From the sponsoring manager's point of view, the objectives may not be all that clear. The sponsor may "feel" that significant improvement in overall organizational performance (new business or reduced costs, or improve service) is needed. In this more common instance, the team has some serious work to do defining and refining performance measures.

A High Performance team can and should be expected to develop and refine its objectives and measures of performance. Even when management provides simple instructions such as a desire to reduce costs, many questions remain: Cost reductions at the expense of sales? Reduce our own costs, but push costs off on some other organization or a supplier? Or the customer? Larger objectives quickly come into play, and the team is going to also have to be given the strategic objectives of the organization so it can figure out whether what is trying to do will contribute to the organizations strategy. Unfortunately, the organization's strategy may be only in one person's head, or it seems to change with the wind, or is not followed at all by anyone in the organization. When a team discovers that it doesn't understand the organization's strategy, it must stop progress and get briefed by someone who does understand it. In the sad event that there is no clear organizational strategy, the team will have to presume a strategy and run it past the sponsoring manager for confirmation.

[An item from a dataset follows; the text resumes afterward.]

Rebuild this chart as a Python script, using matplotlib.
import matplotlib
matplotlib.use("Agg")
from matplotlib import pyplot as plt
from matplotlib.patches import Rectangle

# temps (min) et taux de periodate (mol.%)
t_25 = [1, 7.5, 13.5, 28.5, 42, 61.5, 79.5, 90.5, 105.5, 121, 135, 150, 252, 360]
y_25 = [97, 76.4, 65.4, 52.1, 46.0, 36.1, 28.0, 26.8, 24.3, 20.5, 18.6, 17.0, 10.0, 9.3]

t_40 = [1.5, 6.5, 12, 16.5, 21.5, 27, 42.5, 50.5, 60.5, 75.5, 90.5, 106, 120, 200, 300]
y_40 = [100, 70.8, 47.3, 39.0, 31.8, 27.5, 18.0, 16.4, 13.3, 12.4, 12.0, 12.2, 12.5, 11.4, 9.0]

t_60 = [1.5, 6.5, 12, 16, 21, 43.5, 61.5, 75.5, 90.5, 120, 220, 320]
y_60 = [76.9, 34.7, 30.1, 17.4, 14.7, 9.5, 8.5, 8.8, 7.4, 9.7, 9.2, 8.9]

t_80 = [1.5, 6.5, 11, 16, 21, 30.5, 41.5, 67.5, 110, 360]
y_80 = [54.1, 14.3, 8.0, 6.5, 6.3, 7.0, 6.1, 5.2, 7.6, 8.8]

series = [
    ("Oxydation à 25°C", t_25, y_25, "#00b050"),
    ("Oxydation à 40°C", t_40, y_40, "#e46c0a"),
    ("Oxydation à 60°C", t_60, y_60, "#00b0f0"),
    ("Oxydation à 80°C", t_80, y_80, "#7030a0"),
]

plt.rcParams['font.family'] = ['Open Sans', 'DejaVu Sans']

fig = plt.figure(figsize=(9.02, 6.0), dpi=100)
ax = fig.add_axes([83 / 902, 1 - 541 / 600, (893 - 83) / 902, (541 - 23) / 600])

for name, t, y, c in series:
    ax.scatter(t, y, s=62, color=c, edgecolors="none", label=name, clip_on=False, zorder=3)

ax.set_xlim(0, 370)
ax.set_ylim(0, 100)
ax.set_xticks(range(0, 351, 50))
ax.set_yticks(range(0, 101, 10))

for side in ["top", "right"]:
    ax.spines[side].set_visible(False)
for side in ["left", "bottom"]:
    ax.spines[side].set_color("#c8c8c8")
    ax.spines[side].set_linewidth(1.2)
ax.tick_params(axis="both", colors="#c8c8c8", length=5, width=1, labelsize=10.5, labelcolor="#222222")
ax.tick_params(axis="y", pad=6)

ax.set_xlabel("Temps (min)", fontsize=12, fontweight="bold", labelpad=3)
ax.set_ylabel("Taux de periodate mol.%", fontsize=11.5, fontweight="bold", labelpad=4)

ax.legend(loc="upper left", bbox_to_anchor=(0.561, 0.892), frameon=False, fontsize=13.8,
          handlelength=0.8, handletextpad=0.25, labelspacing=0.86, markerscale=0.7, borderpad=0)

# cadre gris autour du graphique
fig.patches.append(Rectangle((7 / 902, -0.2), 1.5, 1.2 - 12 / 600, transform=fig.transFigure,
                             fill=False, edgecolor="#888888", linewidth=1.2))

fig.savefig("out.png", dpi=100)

Once the strategy is set or understood by the team members, work can proceed on refining performance measures. High Performance Teams are chartered to improve performance in some way. Performance is associated with speed, quality, cost, and effectiveness. Finding good measures on these variables is not always easy. Effectiveness is very elusive and in the service industry. Quality may be difficult to define as well. Cost and speed are less difficult to get a handle on, but they have their pitfalls and problems as well. To top all this off, most of us are blinded by the current set of performance measures we maintain. Most organizations count what can be easily counted, without regard to whether these counts define the organization's performance: Number of telephone calls answered, number of orders processed, number of thing-a-ma-jigs made, or shipped, or serviced, are only the starting point for understanding performance. A fresh start on measurement may be needed. Getting a better handle on performance usually means starting with your customer's point of view about your performance. Finding out what is important to your customers and building a set of measures around these variables is usually much more effective than counting what can be easily counted.

Sometimes discovering who your customers are is a challenge by itself. Governmental organizations usually correctly assume their customers are the tax payers. But even this simple distinction blurs when you look at public school systems that have students, parents, teacher organizations, and state legislative mandates as well. The most straightforward approach is to trace the money flow. Someone is paying someone else money for something. The one who is paying is the customer. One caution is that in large corporations, this rule might not be true. Corporations sometimes pay for services at one place in the organization and receive the services at another. When this occurs the provider can quickly become confused about which place is the customer.